The fairing between the bottom of the nose and the front edge of the bomb-bay doors is completed on the mold. The actual length of the bomb bay door openings may need to be adjusted after the fairing is on the bike (see bomb bay doors). The fairing is lowered onto the bike from the top, so the bottom has to have a split from under the seat to the tail. The fairing can be put on in about 3 minutes including hooking up the lights and rear luggage carrier.
I cut the side door and canopy while on the bike. Coroplast is used to regain the lost stiffness around the door (see Door Photo). I use thin vinyl for the hinges. The upper rear section behind the riders head is Velcroed to allow access to the deeper luggage area or if you want to experiment with a cover over your head. I find an open cockpit is crucial for hearing traffic and on those foggy nights it becomes necessary to lean your head out to see around the fogged up windshield. Haven't completely solved this problem yet.

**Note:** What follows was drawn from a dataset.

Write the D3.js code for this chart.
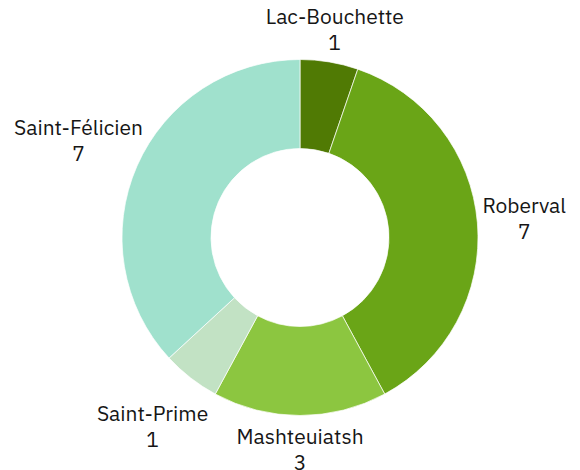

Because foam is flexible it needs several mounting points to hold it on the bike and to maintain control of shape. I have 8 mounting points; a Y yoke to hold the nose up and control width, and nose location; and a vertical rod from the BB down to just in front of the wheel to keep the bottom of the nose from swinging left or right from cross winds. A strip of hook and loop material along the bottom of the frame between the wheels holds the bottom together. I also use the end of the luggage rack to stabilize the tail and I rely on my arms for some side support in heavier cross winds. Two attachments at the ends of the top horizontal seat bar (a mesh seat with frame) are the main position locators of the fairing in respect to the bike. The mounts on the foam here are 1/4 inch thick x 4 x 4 wood shaped to fit the fairing curve then contact cemented to the foam. Simple aluminum strips are screwed to the wood with male posts that plug into the top bar of the seat back. This number of mounting points makes for a reasonably stiff and stable fairing. The attachments added very little weight; I made an effort to keep the weight down. Carbon tubing was used in two places (nose supports). Be careful when working out the mounts and bracing -- there comes a point at which the total weight approaches that of a hard shell. There simply is no need for interior frames. Other designs are possible, such as a stiff tub bottom section that would make a stable base for a foam top section.

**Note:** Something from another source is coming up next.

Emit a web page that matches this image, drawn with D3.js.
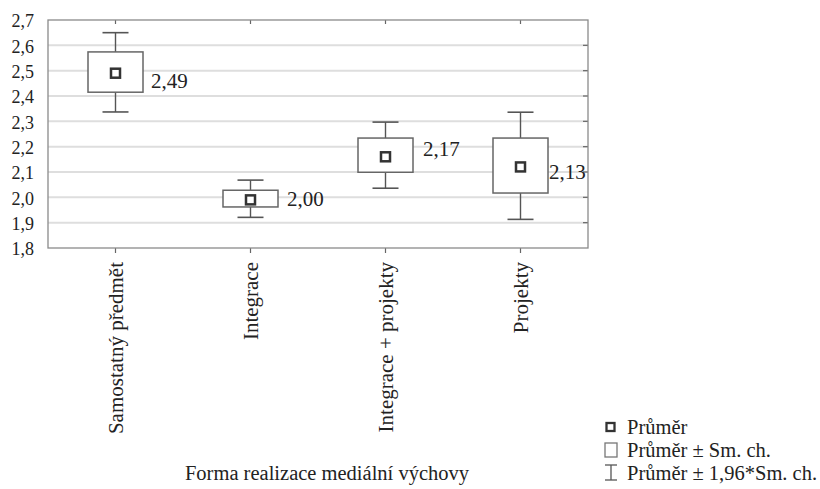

How well does this material hold up in a crash? Its much better than Spandex which provides essentially no protection (from my own experience) and the foam is not a lot heavier. In many ways it has better features than my hard shell (Ref 3). That vehicle has a single layer of glass on both sides of _ inch stiff foam. A stiff stable fairing, but even on a slow speed crash the outside layer is easily punctured and torn if there are stones or rough surfaces on the road. This means spending a week or so doing body work (and adding weight - the hard shell weighed 11 pounds before a couple of crashes). On a hard crash, fiberglass or carbon can break up and slash the rider with razor like edges. Plus its noisy over the road.
This foam is tougher than composites on similar slow speed crashes. It bends rather than cracks or breaks. The surface may become scratched but can be repaired some what with heat (need to find a suitable filler for repairs). If its used a lot over a couple of years it will eventually start to get shabby. It can be sanded and reheated but the surface will not be quite as smooth. Anyway by that time you will have all these new ideas floating around in your head and will want to make changes. You have the basic mold which can be modified plus the experience to build another. The second will be much finer. The third will be super.

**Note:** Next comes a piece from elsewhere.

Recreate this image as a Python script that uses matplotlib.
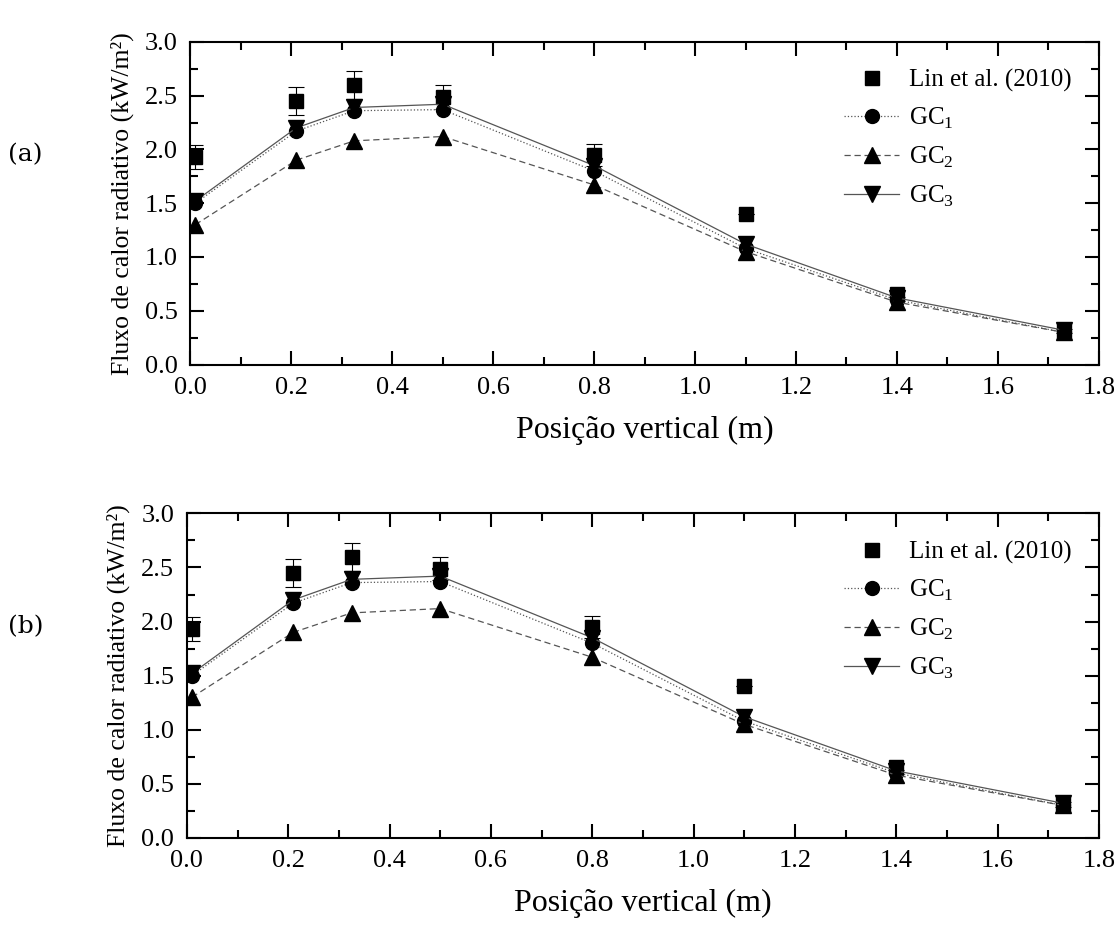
import matplotlib.pyplot as plt
from matplotlib.ticker import MultipleLocator

plt.rcParams['font.family'] = ['Liberation Serif', 'DejaVu Serif']
plt.rcParams['mathtext.fontset'] = 'custom'
plt.rcParams['mathtext.rm'] = 'Liberation Serif'

x = [0.01, 0.21, 0.325, 0.5, 0.8, 1.1, 1.4, 1.73]
lin = [1.93, 2.45, 2.60, 2.49, 1.95, 1.40, 0.66, 0.31]
lin_err = [0.11, 0.13, 0.13, 0.11, 0.10, 0.0, 0.03, 0.02]
gc1 = [1.50, 2.17, 2.36, 2.37, 1.80, 1.08, 0.60, 0.30]
gc2 = [1.30, 1.90, 2.08, 2.12, 1.67, 1.05, 0.58, 0.30]
gc3 = [1.52, 2.20, 2.39, 2.42, 1.85, 1.12, 0.62, 0.32]

panels = ['(a)', '(b)']

fig = plt.figure(figsize=(11.19, 9.30), dpi=100)
axes_pos = [[0.17, 0.608, 0.812, 0.347], [0.167, 0.099, 0.815, 0.349]]

for pos, lab in zip(axes_pos, panels):
    ax = fig.add_axes(pos)
    ax.errorbar(x, lin, yerr=lin_err, fmt='none', ecolor='black',
                elinewidth=0.8, capsize=6, capthick=0.8)
    ax.plot(x, lin, ls='none', marker='s', ms=10, color='black', label='Lin et al. (2010)')
    ax.plot(x, gc1, color='#555555', ls=':', lw=0.9, marker='o', ms=10,
            mfc='black', mec='black', label='GC$_1$')
    ax.plot(x, gc2, color='#555555', ls='--', lw=0.9, dashes=(5, 3), marker='^', ms=11,
            mfc='black', mec='black', label='GC$_2$')
    ax.plot(x, gc3, color='#555555', ls='-', lw=0.9, marker='v', ms=11,
            mfc='black', mec='black', label='GC$_3$')

    ax.set_xlim(0, 1.8)
    ax.set_ylim(0, 3.0)
    ax.xaxis.set_major_locator(MultipleLocator(0.2))
    ax.xaxis.set_minor_locator(MultipleLocator(0.1))
    ax.yaxis.set_major_locator(MultipleLocator(0.5))
    ax.yaxis.set_minor_locator(MultipleLocator(0.25))
    ax.tick_params(which='both', direction='in', top=True, right=True, labelsize=19, width=1.5)
    ax.tick_params(which='major', length=10, pad=9)
    ax.tick_params(which='minor', length=6)
    for s in ax.spines.values():
        s.set_linewidth(1.5)

    ax.set_xlabel('Posição vertical (m)', fontsize=23, labelpad=12)
    ax.set_ylabel('Fluxo de calor radiativo (kW/m²)', fontsize=18.5, labelpad=8)

    ax.legend(loc='upper right', frameon=False, fontsize=18,
              handlelength=2.2, labelspacing=0.55, handletextpad=0.4,
              bbox_to_anchor=(0.995, 0.985))

    fig.text(0.007, pos[1] + pos[3] * 0.63, lab, fontsize=18, family='DejaVu Serif')

fig.savefig('out.png', dpi=100)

How does it hold up to high speed crashes? A few months ago I crashed at the end of a 40 mph (64 km/h) grade with the first foam shell, when the Sachs 3x7 hub locked up after hitting a high-speed bump (one of the pawls jammed). The bike slid for about 75 feet (22 m) flipping back and forth until wearing the tire flat, I lost it to the right hitting the ground hard. But interestingly I got out of the vehicle on the left side! It must have done a complete roll-over. Also, it did not slide very far - another advantage over slippery hard shells.
An after crash inspection showed a deep scar in the foam on the right side where the seat frame was located along with several scratches and a scatter of deeper scars. The left side also had scratches and a couple of deeper scrapes, evidence that it must have rolled. Basically nothing happened to me. No loss of precious skin, except my little finger must have been bent in a way that a tiny bone in my hand was sprained, possibly fractured. Not bad for a high speed crash. I shudder to think what I would look like on a unfaired bike. This foam can indeed make a light fairing and still have reasonable crash protection. I have a seat belt in the hard shell - I need to add this in the foamshell to stay inside when crashing.
Is it worth the effort?
All this work may sound like too much for many individuals. After all, you can get quite an aerodynamic improvement by slapping a garbage can on a bike; but if you want a more serious vehicle then it will require attention to detail and much more work. Using this method, you can wind up with a very light weight, clean, attractive vehicle that is pushing the envelope. To me that is worth all the effort. Yes, on your first fairing you will spend an inordinate amount of time thinking through how to solve various problems but it becomes easier as you get into the project. In any case it's a lot less work than using composite materials.
And it's a lot of fun, too boot.
Ref 1; Material; Plastazote (R) LD45 cross-linked foam; also called Zote foam
2501 Guyan Ave.
Huntington, WV 25703
LD 45 comes in sheets 40 x 80 inches, any thickness. I use .5 to .54 inches. For tail boxes .4 inch may be adequate. Density 2.8 lb/ft^3 (45kg/m^3). Several colors yellow, blue, navy blue, orange, white, black.
Ref 2; Coroplast in the USA is two thin sheets of plastic separated by ribs. It looks like and handles like corrugated cardboard.
Ref 3 ; Streamliner as a Road Vehicle. Human Power Vol. 12, Number 4, Spring 1997 pg. 3.